Brief => Extract the lines from the start through the line that holds "from bokeh.resources import INLINE", both included, omitting all images.

Given information =>
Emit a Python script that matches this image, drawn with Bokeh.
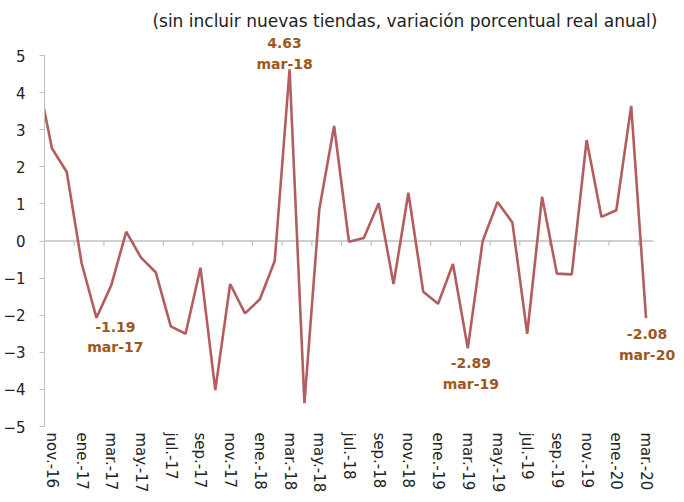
from bokeh.plotting import figure
from bokeh.models import Range1d, LinearAxis, FixedTicker, Label
from bokeh.embed import file_html
from bokeh.resources import INLINE

# Monthly categories (oct.-16 precedes the visible window; its segment is clipped)
months = ["oct.-16", "nov.-16", "dic.-16",
          "ene.-17", "feb.-17", "mar.-17", "abr.-17", "may.-17", "jun.-17",
          "jul.-17", "ago.-17", "sep.-17", "oct.-17", "nov.-17", "dic.-17",
          "ene.-18", "feb.-18", "mar.-18", "abr.-18", "may.-18", "jun.-18",
          "jul.-18", "ago.-18", "sep.-18", "oct.-18", "nov.-18", "dic.-18",
          "ene.-19", "feb.-19", "mar.-19", "abr.-19", "may.-19", "jun.-19",
          "jul.-19", "ago.-19", "sep.-19", "oct.-19", "nov.-19", "dic.-19",
          "ene.-20", "feb.-20", "mar.-20"]

values = [4.50, 2.50, 1.86,
          -0.60, -2.07, -1.19, 0.25, -0.45, -0.85,
          -2.30, -2.50, -0.72, -4.02, -1.16, -1.95,
          -1.57, -0.54, 4.63, -4.37, 0.85, 3.10,
          -0.02, 0.08, 1.02, -1.16, 1.30, -1.37,
          -1.69, -0.62, -2.89, 0.00, 1.05, 0.50,
          -2.50, 1.19, -0.88, -0.90, 2.72, 0.65,
          0.83, 3.64, -2.08]

y_ticks = [-5, -4, -3, -2, -1, 0, 1, 2, 3, 4, 5]

title_text = "(sin incluir nuevas tiendas, variación porcentual real anual)"

# annotated months
ann_months = ["mar.-17", "mar.-18", "mar.-19", "mar.-20"]
ann_names = ["mar-17", "mar-18", "mar-19", "mar-20"]

x = list(range(len(months)))
first_visible = 1
last_visible = len(months) - 1

FONT = "DejaVu Sans"
LINE_COLOR = "#B25E5E"
ANN_COLOR = "#A0561A"
AXIS_COLOR = "#BFBFBF"
TEXT_COLOR = "#222222"

Y_MIN, Y_MAX = -5, 5
Y_TOP_ROOM = 1.213      # extra room above the axis for title / annotations
X_RIGHT_ROOM = 1.82     # extra room right of the axis for the last annotation
TICK_LEN = 0.13         # length of the category tick marks (data units)

p = figure(width=680, height=500, output_backend="svg", toolbar_location=None,
           x_range=Range1d(first_visible - 0.5, last_visible + 0.5 + X_RIGHT_ROOM),
           y_range=Range1d(Y_MIN, Y_MAX + Y_TOP_ROOM),
           min_border_left=43, min_border_right=0,
           min_border_top=10, min_border_bottom=74,
           x_axis_location=None, y_axis_location=None)
p.outline_line_color = None
p.xgrid.visible = False
p.ygrid.visible = False
p.background_fill_color = "white"
p.border_fill_color = "white"

# y axis
yax = LinearAxis(ticker=FixedTicker(ticks=y_ticks), bounds=(Y_MIN, Y_MAX))
yax.axis_line_color = AXIS_COLOR
yax.major_tick_line_color = AXIS_COLOR
yax.major_tick_out = 5
yax.major_tick_in = 0
yax.minor_tick_line_color = None
yax.major_label_text_font = FONT
yax.major_label_text_font_size = "15px"
yax.major_label_text_color = TEXT_COLOR
yax.major_label_standoff = 14
p.add_layout(yax, "left")

# category labels at the bottom
label_ticks = [i for i in x[first_visible::2]]
xlab = LinearAxis(ticker=FixedTicker(ticks=label_ticks),
                  major_label_overrides={i: months[i] for i in label_ticks})
xlab.axis_line_color = None
xlab.major_tick_line_color = None
xlab.major_tick_in = 0
xlab.major_tick_out = 0
xlab.minor_tick_line_color = None
xlab.major_label_orientation = "vertical"
xlab.major_label_text_font = FONT
xlab.major_label_text_font_size = "15px"
xlab.major_label_text_color = TEXT_COLOR
xlab.major_label_standoff = 6
p.add_layout(xlab, "below")

# zero line across the category span, with tick marks every second category boundary
left_edge = first_visible - 0.5
right_edge = last_visible + 0.5
p.line([left_edge, right_edge], [0, 0], line_color=AXIS_COLOR, line_width=1.5)
boundary_ticks = [i + 0.5 for i in x[first_visible + 1:last_visible:2]]
p.segment(x0=boundary_ticks, y0=[0] * len(boundary_ticks),
          x1=boundary_ticks, y1=[-TICK_LEN] * len(boundary_ticks),
          line_color=AXIS_COLOR, line_width=1.2)

# the series
p.line(x, values, line_color=LINE_COLOR, line_width=2.6)

# subtitle
p.add_layout(Label(x=right_edge, y=Y_MAX, text=title_text, x_offset=4, y_offset=35,
                   text_align="right", text_baseline="middle",
                   text_font=FONT, text_font_size="17px", text_color=TEXT_COLOR))

# annotations
offsets = {"mar.-17": (4, 42, 62), "mar.-18": (-5, -26, -5),
           "mar.-19": (3, 15, 36), "mar.-20": (1, 16, 37)}
for m, name in zip(ann_months, ann_names):
    i = months.index(m)
    dx, dv, dd = offsets[m]
    for txt, dy in ((f"{values[i]:.2f}", dv), (name, dd)):
        p.add_layout(Label(x=i, y=values[i], text=txt, x_offset=dx, y_offset=-dy,
                           text_align="center", text_baseline="middle",
                           text_font=FONT, text_font_size="14px",
                           text_font_style="bold", text_color=ANN_COLOR))

open("out.html", "w").write(file_html(p, INLINE))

Written solution =>
Emit a Python script that matches this image, drawn with Bokeh.
from bokeh.plotting import figure
from bokeh.models import Range1d, LinearAxis, FixedTicker, Label
from bokeh.embed import file_html
from bokeh.resources import INLINE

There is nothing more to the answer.